1. Line a baking tray with parchment paper. Line a 12-cup
muffin tin with paper or silicone cupcake cases.
2. In a small bowl, beat the almond butter, seeds, icing sugar,
honey, vanilla extract and salt to combine.
3. Roll the mixture into 12 equalsized balls (about 12g each).
Flatten each ball a little to a diameter that’s slightly smaller
than your muffin cases and freeze on the lined baking tray for 10 to 15 minutes while you prepare the chocolate.
4. Put the chocolate in a food processor. Blend until you get a mixture that resembles fine breadcrumbs. Scrape down the
sides and bottom of the food processor with a spatula. Blend
again until the chocolate clumps up into a ball, then break it up using your hands.
5. Blend again until you get a thick texture, like ganache. Scrape down the sides and bottom of the food processor. Keep blending until you get smooth, fluid chocolate. This may take 5 to 8 minutes.

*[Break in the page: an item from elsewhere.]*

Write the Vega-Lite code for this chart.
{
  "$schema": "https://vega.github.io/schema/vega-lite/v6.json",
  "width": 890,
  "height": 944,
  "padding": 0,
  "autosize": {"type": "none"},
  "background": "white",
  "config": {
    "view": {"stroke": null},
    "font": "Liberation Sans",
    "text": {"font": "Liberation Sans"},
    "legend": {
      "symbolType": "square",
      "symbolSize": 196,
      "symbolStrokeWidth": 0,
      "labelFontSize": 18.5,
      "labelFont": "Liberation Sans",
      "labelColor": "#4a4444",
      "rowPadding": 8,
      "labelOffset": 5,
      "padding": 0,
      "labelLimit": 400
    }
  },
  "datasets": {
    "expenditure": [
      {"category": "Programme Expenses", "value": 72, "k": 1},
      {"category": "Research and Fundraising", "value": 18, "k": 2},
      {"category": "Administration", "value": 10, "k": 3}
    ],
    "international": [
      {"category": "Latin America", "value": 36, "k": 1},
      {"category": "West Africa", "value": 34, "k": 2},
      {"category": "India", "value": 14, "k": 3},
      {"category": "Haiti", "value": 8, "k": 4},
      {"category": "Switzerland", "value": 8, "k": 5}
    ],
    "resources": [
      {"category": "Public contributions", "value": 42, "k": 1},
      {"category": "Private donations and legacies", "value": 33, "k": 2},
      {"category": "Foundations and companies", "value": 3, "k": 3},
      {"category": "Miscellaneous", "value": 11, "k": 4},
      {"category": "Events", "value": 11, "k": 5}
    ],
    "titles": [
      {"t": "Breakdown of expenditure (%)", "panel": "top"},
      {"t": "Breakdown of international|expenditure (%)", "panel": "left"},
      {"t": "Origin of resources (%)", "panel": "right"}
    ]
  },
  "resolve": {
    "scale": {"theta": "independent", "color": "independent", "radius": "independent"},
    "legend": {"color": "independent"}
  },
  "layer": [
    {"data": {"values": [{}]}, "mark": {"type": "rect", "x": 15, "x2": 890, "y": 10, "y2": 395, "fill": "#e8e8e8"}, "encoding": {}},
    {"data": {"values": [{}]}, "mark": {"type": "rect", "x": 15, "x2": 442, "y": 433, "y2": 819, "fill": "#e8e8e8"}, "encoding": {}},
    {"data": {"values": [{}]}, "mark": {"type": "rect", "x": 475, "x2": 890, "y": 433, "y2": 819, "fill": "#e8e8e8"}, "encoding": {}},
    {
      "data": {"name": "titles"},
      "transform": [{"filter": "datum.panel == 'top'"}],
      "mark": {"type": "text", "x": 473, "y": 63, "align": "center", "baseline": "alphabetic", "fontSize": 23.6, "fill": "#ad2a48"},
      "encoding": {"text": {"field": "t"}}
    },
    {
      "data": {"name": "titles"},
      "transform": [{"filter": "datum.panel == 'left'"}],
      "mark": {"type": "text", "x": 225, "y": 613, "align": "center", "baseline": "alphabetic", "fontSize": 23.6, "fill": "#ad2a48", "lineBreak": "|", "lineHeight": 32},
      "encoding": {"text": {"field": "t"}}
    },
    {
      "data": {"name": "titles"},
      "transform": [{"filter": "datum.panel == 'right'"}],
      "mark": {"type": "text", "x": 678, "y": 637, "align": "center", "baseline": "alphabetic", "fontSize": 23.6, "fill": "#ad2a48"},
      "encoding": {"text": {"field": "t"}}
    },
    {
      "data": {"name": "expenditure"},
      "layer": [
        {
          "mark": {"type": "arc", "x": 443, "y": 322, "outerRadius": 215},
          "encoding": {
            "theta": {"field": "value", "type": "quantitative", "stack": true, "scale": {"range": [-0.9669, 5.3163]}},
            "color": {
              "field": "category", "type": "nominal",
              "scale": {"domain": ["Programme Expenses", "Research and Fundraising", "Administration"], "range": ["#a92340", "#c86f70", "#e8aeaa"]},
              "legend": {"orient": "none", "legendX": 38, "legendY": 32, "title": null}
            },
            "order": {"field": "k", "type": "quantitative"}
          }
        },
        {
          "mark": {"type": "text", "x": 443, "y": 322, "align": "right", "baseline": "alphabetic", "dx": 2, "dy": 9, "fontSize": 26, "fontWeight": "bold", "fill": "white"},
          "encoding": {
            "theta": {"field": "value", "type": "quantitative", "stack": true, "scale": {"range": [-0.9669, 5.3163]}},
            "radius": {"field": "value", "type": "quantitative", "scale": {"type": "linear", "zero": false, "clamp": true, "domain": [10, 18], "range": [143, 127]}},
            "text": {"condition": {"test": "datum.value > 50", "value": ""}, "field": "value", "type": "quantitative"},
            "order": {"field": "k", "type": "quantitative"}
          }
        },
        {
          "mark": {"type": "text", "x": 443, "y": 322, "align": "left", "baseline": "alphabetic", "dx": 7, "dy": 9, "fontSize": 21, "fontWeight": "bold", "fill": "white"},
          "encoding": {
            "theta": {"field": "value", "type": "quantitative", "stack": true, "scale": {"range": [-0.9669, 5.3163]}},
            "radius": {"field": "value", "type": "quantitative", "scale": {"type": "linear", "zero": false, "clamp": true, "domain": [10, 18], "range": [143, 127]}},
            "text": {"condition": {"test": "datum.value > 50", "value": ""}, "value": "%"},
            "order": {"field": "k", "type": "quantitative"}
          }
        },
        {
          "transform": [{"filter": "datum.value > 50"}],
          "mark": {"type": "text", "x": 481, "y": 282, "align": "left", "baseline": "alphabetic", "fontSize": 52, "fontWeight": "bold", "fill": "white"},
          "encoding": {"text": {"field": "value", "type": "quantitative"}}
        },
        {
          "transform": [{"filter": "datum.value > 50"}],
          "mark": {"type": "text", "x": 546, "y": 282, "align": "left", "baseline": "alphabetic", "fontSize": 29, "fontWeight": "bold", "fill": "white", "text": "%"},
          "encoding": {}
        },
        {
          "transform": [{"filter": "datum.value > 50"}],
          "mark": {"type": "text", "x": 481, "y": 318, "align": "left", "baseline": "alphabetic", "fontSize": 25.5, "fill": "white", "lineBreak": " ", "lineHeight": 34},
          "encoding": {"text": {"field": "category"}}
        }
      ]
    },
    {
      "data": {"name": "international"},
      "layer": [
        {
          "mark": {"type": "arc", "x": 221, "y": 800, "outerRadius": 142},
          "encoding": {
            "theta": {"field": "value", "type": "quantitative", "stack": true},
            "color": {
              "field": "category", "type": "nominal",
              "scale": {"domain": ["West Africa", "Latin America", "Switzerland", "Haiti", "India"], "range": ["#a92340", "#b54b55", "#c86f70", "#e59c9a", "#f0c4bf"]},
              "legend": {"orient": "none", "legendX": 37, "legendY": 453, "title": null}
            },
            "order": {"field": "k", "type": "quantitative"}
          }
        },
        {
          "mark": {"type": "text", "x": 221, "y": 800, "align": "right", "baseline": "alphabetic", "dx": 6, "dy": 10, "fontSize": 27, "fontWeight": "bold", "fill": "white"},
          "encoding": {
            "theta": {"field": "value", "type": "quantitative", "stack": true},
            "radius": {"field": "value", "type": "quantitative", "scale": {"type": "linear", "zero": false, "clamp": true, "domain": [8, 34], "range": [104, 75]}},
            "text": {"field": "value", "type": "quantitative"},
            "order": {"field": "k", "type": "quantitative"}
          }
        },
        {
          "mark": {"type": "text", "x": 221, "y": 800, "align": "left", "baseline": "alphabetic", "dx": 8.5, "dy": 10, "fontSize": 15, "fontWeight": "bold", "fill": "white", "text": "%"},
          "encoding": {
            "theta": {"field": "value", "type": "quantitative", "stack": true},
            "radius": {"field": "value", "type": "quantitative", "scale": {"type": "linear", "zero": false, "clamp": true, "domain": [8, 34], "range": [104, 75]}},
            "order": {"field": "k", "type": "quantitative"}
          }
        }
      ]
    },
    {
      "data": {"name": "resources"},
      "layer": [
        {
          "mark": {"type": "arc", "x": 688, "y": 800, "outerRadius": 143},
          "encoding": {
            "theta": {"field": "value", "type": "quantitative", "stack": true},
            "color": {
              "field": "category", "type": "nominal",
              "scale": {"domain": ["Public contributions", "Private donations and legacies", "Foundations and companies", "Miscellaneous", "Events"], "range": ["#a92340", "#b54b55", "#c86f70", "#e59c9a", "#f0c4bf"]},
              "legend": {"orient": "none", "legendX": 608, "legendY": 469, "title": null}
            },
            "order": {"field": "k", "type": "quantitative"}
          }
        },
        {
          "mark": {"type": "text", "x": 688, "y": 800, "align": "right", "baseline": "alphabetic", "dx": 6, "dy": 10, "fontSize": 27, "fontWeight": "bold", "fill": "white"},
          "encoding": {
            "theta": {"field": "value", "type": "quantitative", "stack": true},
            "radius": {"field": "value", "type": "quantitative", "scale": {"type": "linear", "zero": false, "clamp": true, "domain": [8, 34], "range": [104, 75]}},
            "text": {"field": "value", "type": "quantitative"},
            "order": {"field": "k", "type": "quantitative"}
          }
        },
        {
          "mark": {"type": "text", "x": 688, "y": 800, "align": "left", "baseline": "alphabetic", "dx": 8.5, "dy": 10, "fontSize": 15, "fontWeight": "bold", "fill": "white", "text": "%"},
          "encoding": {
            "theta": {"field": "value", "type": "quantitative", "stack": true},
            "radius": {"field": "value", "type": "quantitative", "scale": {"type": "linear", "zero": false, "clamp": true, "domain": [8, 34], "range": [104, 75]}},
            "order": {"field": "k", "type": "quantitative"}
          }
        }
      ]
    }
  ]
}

6. Spoon 1 teaspoon of melted chocolate into the bottom of each cupcake case, swirling each one gently to ensure the chocolate reaches the edges.
7. Remove the almond butter discs from the freezer. Place one in each cupcake case, on top of the chocolate.
8. Divide the remaining melted chocolate between the cases,
about 2 teaspoons in each. Tap the tin so that the chocolate
settles in an even layer. Sprinkle with cocoa nibs, if using, then
leave to cool and harden at room temperature.
8. The cups will keep in an airtight container in the fridge for two weeks. Almond butter-choc cups made with tempered chocolate can be kept out of the fridge.